Schließlich sollte die EU, so Jilge, auch Konzepte der Kiewer Renaissance-Stiftung aufgreifen, die für eine Übergangszeit Hybridgerichte zur Behandlung und Aburteilung schwerer Menschenrechtsverletzungen und besonders schwerer Korruptionsfälle vorschlagen. In diesen Gerichten könnten erfahrene und anerkannte Richter, Strafverfolger, Rechtsanwälte aus der EU und anderen westlichen Partnerländern vertreten sein. Solche Gerichte könnten der ukrainischen Öffentlichkeit deutlich machen, dass keine Straflosigkeit geduldet wird und damit wichtige Signale an die Richterschaft als Ganzes aussenden. Es sei unverzichtbar, so Jilge, dass die EU im Schlüsselbereich Justiz den reformbereiten Kräften in Politik und Zivilgesellschaft mit einem starken Mandat, das sich nicht in Beratung und technischer Unterstützung erschöpfen dürfe, aktiv zur Seite stünde.
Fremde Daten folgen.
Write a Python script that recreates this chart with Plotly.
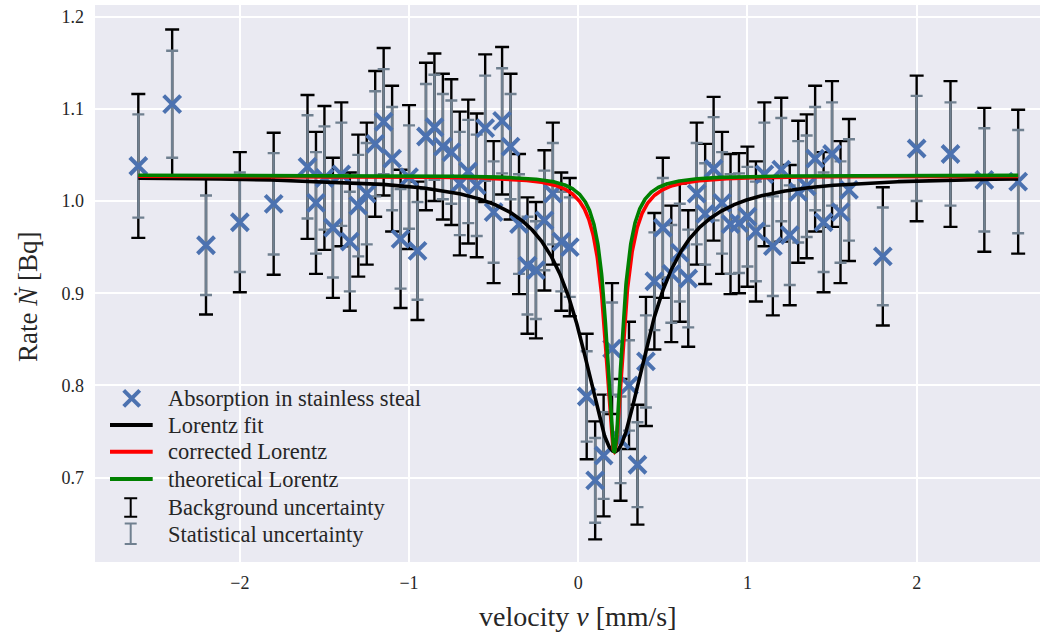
import numpy as np
import plotly.graph_objects as go

# ---------------- data ----------------
velocity = [-2.6, -2.4, -2.2, -2.0, -1.8,
            -1.60, -1.55, -1.50, -1.45, -1.40, -1.35, -1.30, -1.25, -1.20, -1.15,
            -1.10, -1.05, -1.00, -0.95, -0.90, -0.85, -0.80, -0.75, -0.70, -0.65,
            -0.60, -0.55, -0.50, -0.45, -0.40, -0.35, -0.30, -0.25, -0.20, -0.15,
            -0.10, -0.05,
            0.05, 0.10, 0.15, 0.20, 0.25, 0.30, 0.35, 0.40, 0.45, 0.50,
            0.55, 0.60, 0.65, 0.70, 0.75, 0.80, 0.85, 0.90, 0.95, 1.00,
            1.05, 1.10, 1.15, 1.20, 1.25, 1.30, 1.35, 1.40, 1.45, 1.50,
            1.55, 1.60,
            1.8, 2.0, 2.2, 2.4, 2.6]

rate = [1.038, 1.105, 0.952, 0.977, 0.997,
        1.037, 0.998, 1.025, 0.971, 1.029, 0.956, 0.995, 1.008, 1.062, 1.086,
        1.046, 0.959, 1.026, 0.946, 1.070, 1.080, 1.059, 1.053, 1.019, 1.032,
        1.017, 1.079, 0.988, 1.087, 1.059, 0.975, 0.930, 0.925, 0.979, 1.008,
        0.956, 0.950,
        0.788, 0.697, 0.724, 0.840, 0.741, 0.800, 0.714, 0.826, 0.913, 0.971,
        0.921, 0.944, 0.916, 1.008, 0.986, 1.035, 0.998, 0.975, 0.976, 0.983,
        0.967, 1.029, 0.951, 1.034, 0.963, 1.010, 1.016, 1.046, 0.977, 1.051,
        0.988, 1.012,
        0.940, 1.057, 1.051, 1.023, 1.021]

stat_err = [0.056, 0.058, 0.054, 0.054, 0.055,
            0.056, 0.055, 0.056, 0.054, 0.056, 0.054, 0.055, 0.055, 0.057, 0.057,
            0.056, 0.054, 0.056, 0.053, 0.057, 0.057, 0.057, 0.056, 0.056, 0.056,
            0.055, 0.057, 0.055, 0.057, 0.057, 0.054, 0.053, 0.053, 0.054, 0.055,
            0.054, 0.054,
            0.049, 0.046, 0.047, 0.050, 0.047, 0.049, 0.046, 0.050, 0.053, 0.054,
            0.053, 0.053, 0.053, 0.055, 0.055, 0.056, 0.055, 0.054, 0.054, 0.054,
            0.054, 0.056, 0.054, 0.056, 0.054, 0.055, 0.055, 0.056, 0.054, 0.056,
            0.055, 0.055,
            0.053, 0.057, 0.056, 0.056, 0.056]

bg_err = [0.078, 0.081, 0.075, 0.076, 0.077,
          0.078, 0.077, 0.078, 0.076, 0.078, 0.075, 0.077, 0.077, 0.079, 0.080,
          0.079, 0.075, 0.078, 0.075, 0.080, 0.080, 0.079, 0.079, 0.078, 0.078,
          0.078, 0.080, 0.077, 0.080, 0.079, 0.076, 0.074, 0.074, 0.076, 0.077,
          0.075, 0.075,
          0.068, 0.064, 0.066, 0.071, 0.066, 0.069, 0.065, 0.070, 0.074, 0.076,
          0.074, 0.075, 0.074, 0.077, 0.076, 0.078, 0.077, 0.076, 0.076, 0.076,
          0.076, 0.078, 0.075, 0.078, 0.076, 0.077, 0.078, 0.079, 0.076, 0.079,
          0.077, 0.077,
          0.075, 0.079, 0.079, 0.078, 0.078]

# Lorentz parameters (offset, depth, centre, half width)
fit_params = (1.027, 0.299, 0.215, 0.240)
corrected_params = (1.027, 0.299, 0.213, 0.065)
theoretical_params = (1.028, 0.300, 0.213, 0.056)

x_ticks = [-2, -1, 0, 1, 2]
y_ticks = [0.7, 0.8, 0.9, 1.0, 1.1, 1.2]


def lorentz(x, c, a, x0, g):
    return c - a * g ** 2 / ((x - x0) ** 2 + g ** 2)


xs = np.linspace(min(velocity), max(velocity), 3000)

BLUE = "#4C72B0"
GRAY = "#708090"
TXT = "#262626"
FONT = "Liberation Serif"

fig = go.Figure()

fig.add_trace(go.Scatter(
    x=velocity, y=rate, mode="markers",
    marker=dict(size=1, color="rgba(0,0,0,0)"),
    error_y=dict(type="data", array=bg_err, color="black", thickness=2.4, width=7),
    showlegend=False, hoverinfo="skip"))
fig.add_trace(go.Scatter(
    x=velocity, y=rate, mode="markers",
    marker=dict(size=1, color="rgba(0,0,0,0)"),
    error_y=dict(type="data", array=stat_err, color=GRAY, thickness=2.4, width=6),
    showlegend=False, hoverinfo="skip"))
fig.add_trace(go.Scatter(
    x=velocity, y=rate, mode="markers",
    marker=dict(symbol="x-thin", size=17, color=BLUE, line=dict(width=4, color=BLUE)),
    showlegend=False))
for params, col in [(fit_params, "black"), (corrected_params, "red"),
                    (theoretical_params, "green")]:
    fig.add_trace(go.Scatter(x=xs, y=lorentz(xs, *params), mode="lines",
                             line=dict(color=col, width=3.6), showlegend=False))

# ---------------- manual legend ----------------
L, R, T, B = 95, 1040, 5, 562
W, H = R - L, B - T


def px(xp):
    return (xp - L) / W


def py(yp):
    return (B - yp) / H


shapes = []
annotations = []
# marker symbol
shapes.append(dict(type="path", xref="paper", yref="paper", xsizemode="pixel",
                   ysizemode="pixel", xanchor=px(131.7), yanchor=py(398.3),
                   path="M-8,-8L8,8M-8,8L8,-8", line=dict(color=BLUE, width=4)))
for yy, col in [(425, "black"), (451.7, "red"), (479, "green")]:
    shapes.append(dict(type="line", xref="paper", yref="paper", x0=px(110), x1=px(152.7),
                       y0=py(yy), y1=py(yy), line=dict(color=col, width=4)))
for yy, half, col, cw in [(507.5, 9.2, "black", 6.5), (533.7, 10.3, GRAY, 6.0)]:
    shapes.append(dict(type="path", xref="paper", yref="paper", xsizemode="pixel",
                       ysizemode="pixel", xanchor=px(130.7), yanchor=py(yy),
                       path=f"M0,-{half}L0,{half}M-{cw},-{half}L{cw},-{half}M-{cw},{half}L{cw},{half}",
                       line=dict(color=col, width=2)))
labels = ["Absorption in stainless steal", "Lorentz fit", "corrected Lorentz",
          "theoretical Lorentz", "Background uncertainty", "Statistical uncertainty"]
rows = [398, 425, 451.7, 479, 507.3, 534]
for lab, yy in zip(labels, rows):
    annotations.append(dict(text=lab, xref="paper", yref="paper", x=px(166), y=py(yy),
                            xanchor="left", yanchor="middle", showarrow=False,
                            font=dict(family=FONT, size=22.5, color=TXT)))

# axis titles
annotations.append(dict(text="velocity <i>v</i> [mm/s]", xref="paper", yref="paper",
                        x=px(578), y=py(633), xanchor="center", yanchor="bottom",
                        showarrow=False, borderpad=0,
                        font=dict(family=FONT, size=28, color=TXT)))
annotations.append(dict(text="Rate <i>Ṅ</i> [Bq]", xref="paper", yref="paper",
                        x=px(28), y=py(297), xanchor="center", yanchor="middle",
                        textangle=-90, showarrow=False,
                        font=dict(family=FONT, size=27, color=TXT)))

fig.update_layout(
    width=1052, height=634,
    margin=dict(l=L, r=1052 - R, t=T, b=634 - B),
    paper_bgcolor="white", plot_bgcolor="#EAEAF2",
    showlegend=False, shapes=shapes, annotations=annotations,
    font=dict(family=FONT, color=TXT),
)
fig.update_xaxes(range=[-2.856, 2.729], tickvals=x_ticks,
                 ticktext=[("−" + str(abs(v))) if v < 0 else str(v) for v in x_ticks],
                 showgrid=True, gridcolor="white", gridwidth=1.8, zeroline=False,
                 showline=False, ticks="", ticklabelstandoff=8,
                 tickfont=dict(family=FONT, size=18, color=TXT))
fig.update_yaxes(range=[0.6085, 1.2126], tickvals=y_ticks,
                 ticktext=[f"{v:.1f}" for v in y_ticks],
                 showgrid=True, gridcolor="white", gridwidth=1.8, zeroline=False,
                 showline=False, ticks="", ticklabelstandoff=10,
                 tickfont=dict(family=FONT, size=18, color=TXT))

fig.write_html("out.html")
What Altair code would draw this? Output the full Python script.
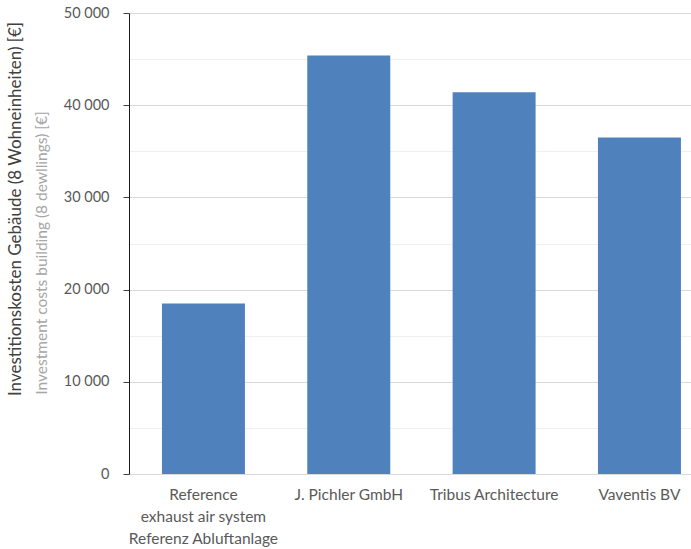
import altair as alt
import pandas as pd

categories = ["Reference|exhaust air system|Referenz Abluftanlage", "J. Pichler GmbH",
              "Tribus Architecture", "Vaventis BV"]
values = [18500, 45400, 41400, 36500]
y_ticks = list(range(0, 50001, 5000))
title_de = "Investitionskosten Gebäude (8 Wohneinheiten) [€]"
title_en = "Investment costs building (8 dewllings) [€]"

FONT = "Lato"
df = pd.DataFrame({"cat": categories, "val": values})

major = "datum.value % 10000 == 0"

bars = alt.Chart(df).mark_bar(color="#4f81bd").encode(
    x=alt.X("cat:N", sort=None,
            scale=alt.Scale(paddingInner=0.429, paddingOuter=0.148, align=0.766),
            axis=alt.Axis(title=None, labelExpr="split(datum.label, '|')", labelAngle=0,
                          labelColor="#595959", labelFontSize=15.5, labelFont=FONT,
                          domain=False, ticks=False, labelPadding=13, labelLineHeight=22,
                          grid=False)),
    y=alt.Y("val:Q", scale=alt.Scale(domain=[0, 50000], nice=False),
            axis=alt.Axis(title=None, values=y_ticks,
                          labelExpr="datum.value % 10000 == 0 ? replace(format(datum.value, ','), ',', ' ') : ''",
                          labelColor="#595959", labelFontSize=14.5, labelFont=FONT,
                          labelPadding=14, tickSize=6,
                          tickColor={"condition": {"test": major, "value": "#404040"}, "value": "transparent"},
                          gridColor={"condition": {"test": major, "value": "#d9d9d9"}, "value": "#efefef"},
                          domainColor="#1a1a1a", grid=True)),
)

t1 = alt.Chart(pd.DataFrame({"t": [title_de]})).mark_text(
    angle=270, font=FONT, fontSize=17, color="#404040", align="center", baseline="middle"
).encode(x=alt.value(-113), y=alt.value(196), text="t:N")

t2 = alt.Chart(pd.DataFrame({"t": [title_en]})).mark_text(
    angle=270, font=FONT, fontSize=15.5, color="#a6a6a6", align="center", baseline="middle"
).encode(x=alt.value(-87), y=alt.value(240), text="t:N")

chart = alt.layer(bars, t1, t2).properties(
    width=562, height=461,
    autosize=alt.AutoSizeParams(type="none"),
    padding={"left": 129, "top": 13, "right": 0, "bottom": 75},
).configure_view(stroke=None).configure(background="white")

chart.save("out.html", embed_options={"renderer": "svg", "actions": False})
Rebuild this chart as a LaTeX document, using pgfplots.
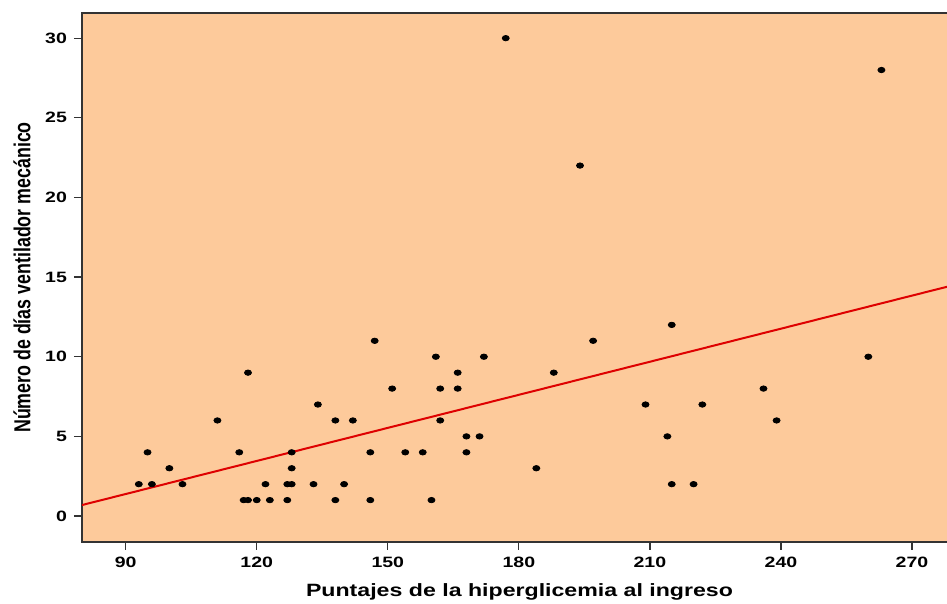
\documentclass[border=0pt]{standalone}
\usepackage{graphicx}
\usepackage{fontspec}
\setmainfont{Liberation Sans}
\newfontfamily\widefont{Liberation Sans}[FakeStretch=1.3]
\usepackage{pgfplots}
\pgfplotsset{compat=1.18}
\definecolor{peach}{RGB}{253,202,155}
\definecolor{fitred}{RGB}{222,0,0}
\begin{document}
\begin{tikzpicture}
\useasboundingbox (-41pt,-31pt) rectangle (432.5pt,271pt);
\begin{axis}[
  at={(0,0)}, anchor=south west,
  scale only axis,
  width=437.5pt, height=264.5pt,
  xmin=80, xmax=280.3,
  ymin=-1.63, ymax=31.58,
  xtick={90,120,150,180,210,240,270},
  ytick={0,5,10,15,20,25,30},
  tick align=outside,
  major tick length=4pt,
  xtick pos=bottom, ytick pos=left,
  axis line style={black!80, line width=0.8pt},
  every tick/.style={black!80, line width=0.6pt},
  axis background/.style={fill=peach},
  /pgf/number format/assume math mode=true,
  tick label style={font=\widefont\bfseries\fontsize{7.5}{8}\selectfont},
  xlabel={Puntajes de la hiperglicemia al ingreso},
  ylabel={\scalebox{1}[1.3]{Número de días ventilador mecánico}},
  every axis x label/.style={at={(axis description cs:0.5,0)}, anchor=center, yshift=-25pt, font=\widefont\bfseries\fontsize{8.9}{10}\selectfont},
  every axis y label/.style={at={(axis description cs:0,0.5)}, rotate=90, anchor=center, yshift=30pt, font=\bfseries\fontsize{8.9}{10}\selectfont},
]
\addplot[fitred, line width=1pt] coordinates {(80,0.69) (280.3,14.55)};
\addplot[only marks, mark=*, mark size=1.35pt, mark options={xscale=1.3, fill=black, draw=black}] coordinates {
(93,2) (95,4) (96,2) (100,3) (103,2) (111,6) (116,4) (117,1) (118,1) (118,9)
(120,1) (122,2) (123,1) (127,2) (127,1) (128,2) (128,3) (128,4) (133,2) (134,7)
(138,6) (138,1) (140,2) (142,6) (146,4) (146,1) (147,11) (151,8) (154,4) (158,4)
(160,1) (161,10) (162,8) (162,6) (166,9) (166,8) (168,5) (168,4) (171,5) (172,10)
(177,30) (184,3) (188,9) (194,22) (197,11) (209,7) (214,5) (215,12) (215,2) (220,2)
(222,7) (236,8) (239,6) (260,10) (263,28)
};
\end{axis}
\end{tikzpicture}
\end{document}
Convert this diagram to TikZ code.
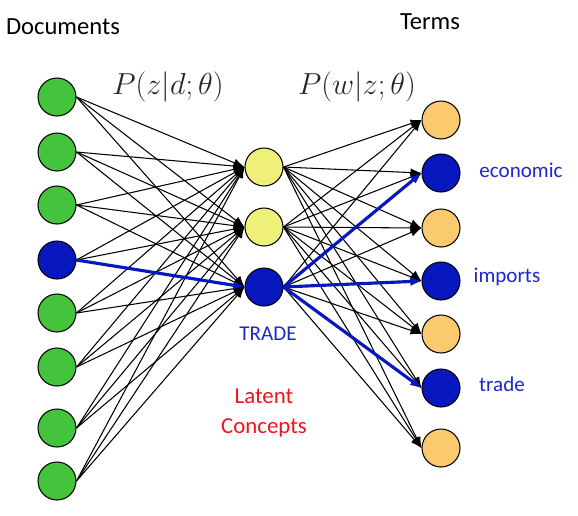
\documentclass[tikz,border=0pt]{standalone}
\usepackage{fontspec}
\setsansfont{Carlito}
\usetikzlibrary{arrows.meta}

\definecolor{docgreen}{RGB}{68,196,60}
\definecolor{selblue}{RGB}{6,24,190}
\definecolor{topicyellow}{RGB}{238,240,122}
\definecolor{termorange}{RGB}{252,202,110}
\definecolor{labblue}{RGB}{30,40,205}
\definecolor{labred}{RGB}{240,20,30}

\begin{document}
\begin{tikzpicture}[
  x=0.02cm,y=-0.02cm,
  font=\sffamily,
  >={Latex[length=2.2mm,width=1.7mm]},
  unit/.style={circle,draw=black,line width=0.6pt,minimum size=0.76cm,inner sep=0pt},
  hdr/.style={font=\sffamily\fontsize{14}{16}\selectfont,text=black},
  prob/.style={font=\fontsize{16}{18}\selectfont,text=black!85},
  word/.style={font=\sffamily\fontsize{12}{14}\selectfont,text=labblue},
  latent/.style={font=\sffamily\fontsize{13}{17}\selectfont,text=labred,align=center},
  edge/.style={->,line width=0.6pt,black},
  hot/.style={->,line width=1.8pt,selblue}
]
\useasboundingbox (0,0) rectangle (578,515);

%% ================= nodes =================
\foreach \i/\y/\c in {1/97/docgreen,2/152/docgreen,3/205/docgreen,4/260/selblue,
                      5/313/docgreen,6/367/docgreen,7/428/docgreen,8/481/docgreen}
  \node[unit,fill=\c] (d\i) at (57,\y) {};
\foreach \j/\y/\c in {1/167/topicyellow,2/227/topicyellow,3/287/selblue}
  \node[unit,fill=\c] (z\j) at (264,\y) {};
\foreach \k/\y/\c in {1/120/termorange,2/173/selblue,3/228/termorange,4/281/selblue,
                      5/334/termorange,6/388/selblue,7/448/termorange}
  \node[unit,fill=\c] (w\k) at (441,\y) {};

%% ================= edges =================
\foreach \i in {1,...,8}
  \foreach \j in {1,2,3}
    \draw[edge] (d\i.east) -- (z\j.west);
\foreach \j in {1,2,3}
  \foreach \k in {1,...,7}
    \draw[edge] (z\j.east) -- (w\k.west);

% the TRADE path
\draw[hot] (d4.east) -- (z3.west);
\foreach \k in {2,4,6} \draw[hot] (z3.east) -- (w\k.west);

%% ================= labels =================
\node[hdr]  (docs)  at (63,27)  {Documents};
\node[hdr]  (terms) at (430,22) {Terms};
\node[prob] (pzd)   at (168,87) {$P(z|d;\theta)$};
\node[prob] (pwz)   at (357,87) {$P(w|z;\theta)$};
\node[word] (econ)  at (521,170) {economic};
\node[word] (imp)   at (507,277) {imports};
\node[word] (trd)   at (502,384) {trade};
\node[word] (topic) at (268,334) {TRADE};
\node[latent] (lat) at (264,413) {Latent\\Concepts};

\end{tikzpicture}
\end{document}
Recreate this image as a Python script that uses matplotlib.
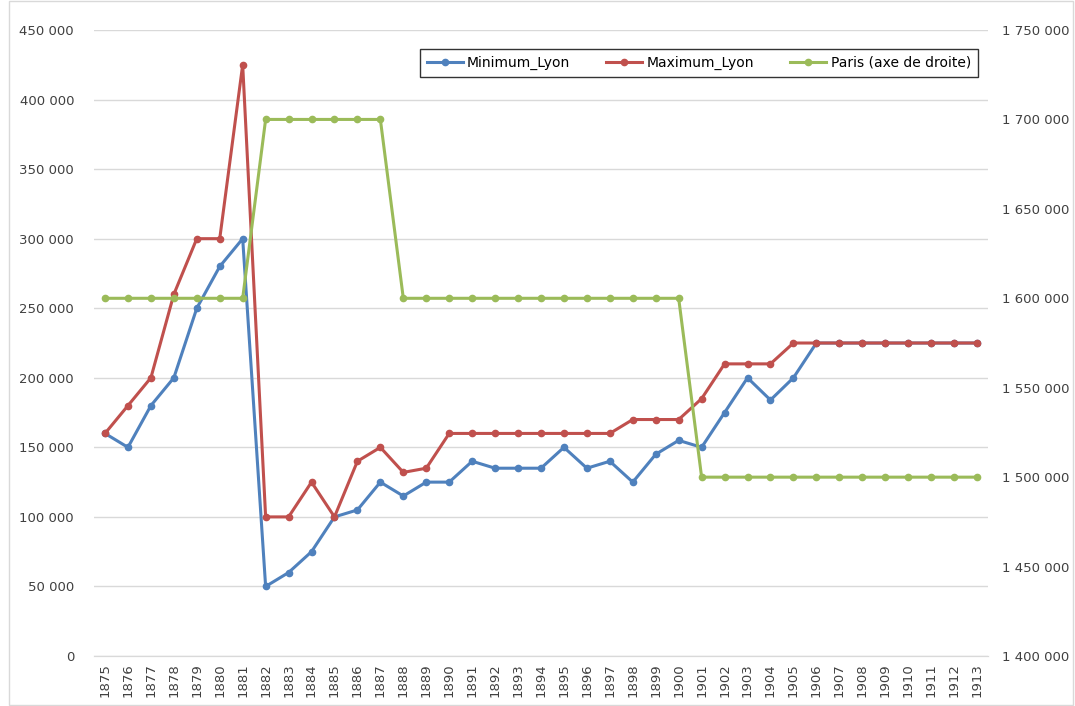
import matplotlib.pyplot as plt
from matplotlib.ticker import FuncFormatter, MultipleLocator
from matplotlib.patches import Rectangle

# ------------------
# Data
# ------------------
years = list(range(1875, 1914))

minimum_lyon = [160000, 150000, 180000, 200000, 250000, 280000, 300000,
                50000, 60000, 75000, 100000, 105000, 125000, 115000,
                125000, 125000, 140000, 135000, 135000, 135000, 150000,
                135000, 140000, 125000, 145000, 155000, 150000, 175000,
                200000, 184000, 200000, 225000, 225000, 225000, 225000,
                225000, 225000, 225000, 225000]

maximum_lyon = [160000, 180000, 200000, 260000, 300000, 300000, 425000,
                100000, 100000, 125000, 100000, 140000, 150000, 132000,
                135000, 160000, 160000, 160000, 160000, 160000, 160000,
                160000, 160000, 170000, 170000, 170000, 185000, 210000,
                210000, 210000, 225000, 225000, 225000, 225000, 225000,
                225000, 225000, 225000, 225000]

paris = [1600000] * 7 + [1700000] * 6 + [1600000] * 13 + [1500000] * 13

labels = ["Minimum_Lyon", "Maximum_Lyon", "Paris (axe de droite)"]

# ------------------
# Plot
# ------------------
BLUE, RED, GREEN = "#4f81bd", "#c0504d", "#9bbb59"
TXT = "#404040"


def fmt(v, pos=None):
    return f"{v:,.0f}".replace(",", " ")


fig = plt.figure(figsize=(10.75, 7.06), dpi=100)
fig.patches.append(Rectangle((0.008, 0.002), 0.99, 0.996, transform=fig.transFigure,
                             fill=False, edgecolor="#d9d9d9", linewidth=1))
ax = fig.add_axes([0.087, 0.0708, 0.8325, 0.8867])
ax2 = ax.twinx()

x = list(range(len(years)))
kw = dict(linewidth=2.2, marker="o", markersize=4.5)
l1, = ax.plot(x, minimum_lyon, color=BLUE, label=labels[0], **kw)
l2, = ax.plot(x, maximum_lyon, color=RED, label=labels[1], **kw)
l3, = ax2.plot(x, paris, color=GREEN, label=labels[2], **kw)

ax.set_xlim(-0.5, len(years) - 0.5)
ax.set_ylim(0, 450000)
ax2.set_ylim(1400000, 1750000)
ax.yaxis.set_major_locator(MultipleLocator(50000))
ax2.yaxis.set_major_locator(MultipleLocator(50000))
ax.yaxis.set_major_formatter(FuncFormatter(fmt))
ax2.yaxis.set_major_formatter(FuncFormatter(fmt))

ax.set_xticks(x)
ax.set_xticklabels([str(y) for y in years], rotation=90, fontsize=9.5, color=TXT)
ax.tick_params(axis="x", length=0, pad=5)
ax.tick_params(axis="y", length=0, pad=14, labelsize=9.5, labelcolor=TXT)
ax2.tick_params(axis="y", length=0, pad=10, labelsize=9.5, labelcolor=TXT)

ax.grid(axis="y", color="#d9d9d9", linewidth=1)
ax.set_axisbelow(True)
for a in (ax, ax2):
    for s in ("top", "left", "right"):
        a.spines[s].set_visible(False)
    a.spines["bottom"].set_color("#d9d9d9")

leg = ax2.legend(handles=[l1, l2, l3], loc="upper right", bbox_to_anchor=(0.988, 0.97),
                 ncol=3, fontsize=10, frameon=True, fancybox=False, handlelength=2.6,
                 handletextpad=0.3, columnspacing=2.6, borderpad=0.5, borderaxespad=0)
leg.get_frame().set_edgecolor("black")
leg.get_frame().set_linewidth(1)

fig.savefig("out.png", dpi=100)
Dr. Stefan Meister, Programmleiter Osteuropa, Russland und Zentralasien am Robert Bosch-Zentrum der DGAP, ergänzte, dass ein von der EU nachhaltig unterstützter gesellschaftlicher Wandlungsprozess in der Ukraine auch Ausstrahlungskraft auf Russland haben könnte, im Sinne der Entwicklung zu einem demokratischen und berechenbaren Partner. Es sollte im Eigeninteresse der EU-Mitgliedstaaten liegen, so Meister, den Anspruch zu haben, die postsowjetischen Staaten mit Blick auf Normen und Standards zu beeinflussen. Würden sie dies nicht tun, würden andere Staaten diese Nachbarschaft in ihrem Sinne entwickeln, was nicht unbedingt zu mehr Stabilität, Sicherheit und Prosperität führen würde.

Dr. Gereon Schuch, Leiter des Robert Bosch-Zentrums, moderierte die Diskussion.